Proyek Strategis Blok Rokan Dikritik, BPKP: Tidak Ada Audit atau Temuan Kerugian
Jumat, 12-09-2025 - 15:22:34 WIB
Riau12.com-Pekanbaru – Proyek pembangunan pipa minyak mentah sepanjang 342 kilometer di Blok Rokan kembali menjadi sorotan publik. Informasi yang beredar mengenai dugaan kerugian negara sebesar Rp3,3 triliun dari proyek yang dikerjakan PT Pertamina Hulu Rokan (PHR) menuai kontroversi. Namun, Badan Pengawasan Keuangan dan Pembangunan (BPKP) menegaskan kabar tersebut tidak benar.
Juru Bicara BPKP, Gunawan Wibisono, menyatakan pihaknya hingga kini belum melakukan audit terhadap proyek pipa Blok Rokan. "Informasi yang menyebut adanya temuan BPKP terkait dugaan kerugian Rp3,3 triliun tidak benar. BPKP berkomitmen mengedepankan akuntabilitas, transparansi, serta integritas dalam menjalankan fungsi pengawasan intern pemerintah," jelas Gunawan, Kamis (11/9/2025).
Gunawan menambahkan, publik diimbau untuk selalu merujuk pada informasi resmi agar tidak terjadi kesalahpahaman. “Kami tidak melakukan pengawasan atau audit proyek pipa Blok Rokan hingga saat ini,” tegasnya.

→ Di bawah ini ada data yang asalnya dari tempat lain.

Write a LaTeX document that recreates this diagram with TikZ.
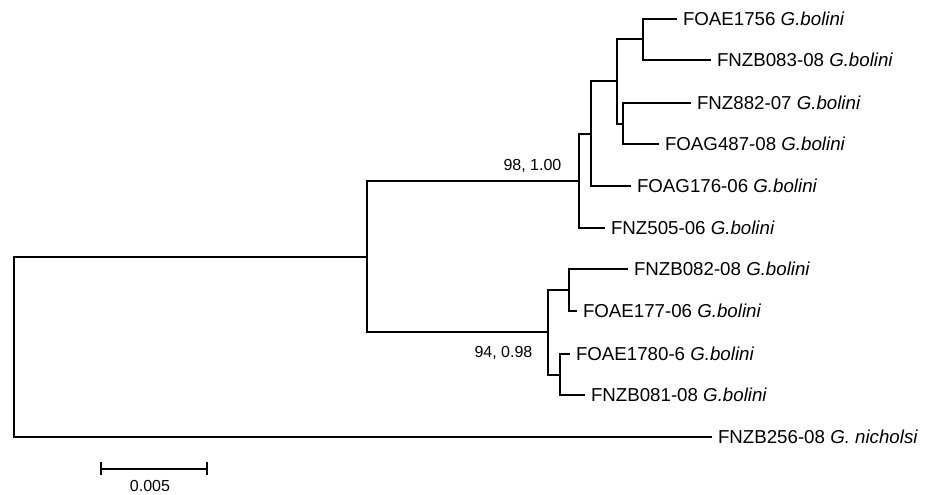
\documentclass[tikz,border=0pt]{standalone}
\usepackage{fontspec}
\setmainfont{Liberation Sans}
\begin{document}
\begin{tikzpicture}[x=1pt,y=-1pt,line width=1.3pt,
  leaf/.style={anchor=west,inner xsep=6pt,inner ysep=0pt,outer sep=0pt,
    font=\fontsize{18.7}{22}\selectfont,text height=13.4pt,text depth=0pt},
  support/.style={anchor=east,inner sep=0pt,
    font=\fontsize{16}{19}\selectfont,text height=11.5pt,text depth=0pt},
  branch/.style={draw=black,line width=1.3pt}]
\useasboundingbox (0,0) rectangle (930,495);
% internal nodes
\coordinate (root) at (14,347);
\coordinate (ing) at (367,257);
\coordinate (cA) at (579,181);
\coordinate (a1) at (591,134);
\coordinate (a2) at (617,81);
\coordinate (a3) at (643,39);
\coordinate (a4) at (623,124);
\coordinate (cB) at (548,332);
\coordinate (b1) at (569,290);
\coordinate (b2) at (560,375);
% leaves
\node[leaf] (l1) at (677,19) {FOAE1756 \textit{G.bolini}};
\node[leaf] (l2) at (711,60) {FNZB083-08 \textit{G.bolini}};
\node[leaf] (l3) at (691,103) {FNZ882-07 \textit{G.bolini}};
\node[leaf] (l4) at (659,144) {FOAG487-08 \textit{G.bolini}};
\node[leaf] (l5) at (631,186) {FOAG176-06 \textit{G.bolini}};
\node[leaf] (l6) at (605,228) {FNZ505-06 \textit{G.bolini}};
\node[leaf] (l7) at (628,269) {FNZB082-08 \textit{G.bolini}};
\node[leaf] (l8) at (577,311) {FOAE177-06 \textit{G.bolini}};
\node[leaf] (l9) at (570,354) {FOAE1780-6 \textit{G.bolini}};
\node[leaf] (l10) at (585,395) {FNZB081-08 \textit{G.bolini}};
\node[leaf] (l11) at (712,437) {FNZB256-08 \textit{G. nicholsi}};
% branches
\draw[branch] (root) |- (ing);
\draw[branch] (root) |- (l11.west);
\draw[branch] (ing) |- (cA);
\draw[branch] (ing) |- (cB);
\draw[branch] (cA) |- (a1);
\draw[branch] (cA) |- (l6.west);
\draw[branch] (a1) |- (a2);
\draw[branch] (a1) |- (l5.west);
\draw[branch] (a2) |- (a3);
\draw[branch] (a2) |- (a4);
\draw[branch] (a3) |- (l1.west);
\draw[branch] (a3) |- (l2.west);
\draw[branch] (a4) |- (l3.west);
\draw[branch] (a4) |- (l4.west);
\draw[branch] (cB) |- (b1);
\draw[branch] (cB) |- (b2);
\draw[branch] (b1) |- (l7.west);
\draw[branch] (b1) |- (l8.west);
\draw[branch] (b2) |- (l9.west);
\draw[branch] (b2) |- (l10.west);
% support values
\node[support] (sA) at (562,165) {98, 1.00};
\node[support] (sB) at (533,352) {94, 0.98};
% scale bar
\coordinate (s1) at (101,469);
\coordinate (s2) at (207,469);
\draw[branch] (s1) -- (s2);
\draw[branch] ([yshift=7pt]s1) -- ([yshift=-6pt]s1);
\draw[branch] ([yshift=7pt]s2) -- ([yshift=-6pt]s2);
\node[support,anchor=center] (sl) at (150,486) {0.005};
\end{tikzpicture}
\end{document}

Meski begitu, kritik tetap muncul dari pihak eksternal. Direktur Eksekutif Center of Energy and Resources Indonesia (CERI), Yusri Usman, menilai proyek yang dimulai sejak 2019 ini memiliki potensi masalah dan merugikan negara. “Audit BPKP disebut menemukan dugaan kerugian Rp3,3 triliun. Kami meminta Kejaksaan Agung menindaklanjuti,” ujarnya.
Proyek pipa minyak Blok Rokan sendiri dimulai setelah alih kelola dari Chevron ke Pertamina. Menteri ESDM saat itu, Ignatius Jonan, menugaskan pembangunan pipa baru untuk menggantikan infrastruktur lama yang telah beroperasi lebih dari 50 tahun. Dengan nilai investasi lebih dari Rp4,6 triliun atau sekitar 300 juta dolar AS, proyek ini dinilai krusial bagi ketahanan energi nasional.

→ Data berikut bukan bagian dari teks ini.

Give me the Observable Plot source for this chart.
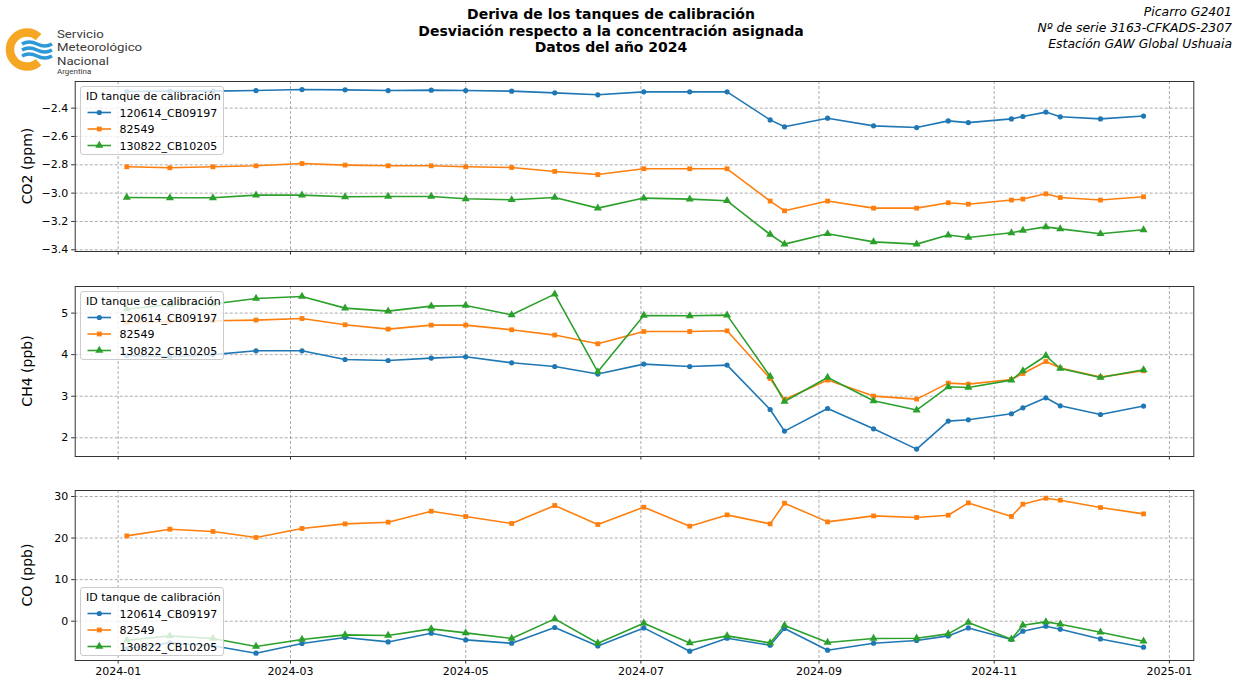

Pipa minyak ini diharapkan menyalurkan minyak mentah secara lebih aman dan efisien, mendukung program ketahanan energi Presiden Prabowo Subianto. Namun, publik kini menanti kejelasan apakah tudingan kerugian Rp3,3 triliun benar adanya atau sekadar informasi keliru yang perlu diluruskan lembaga hukum terkait.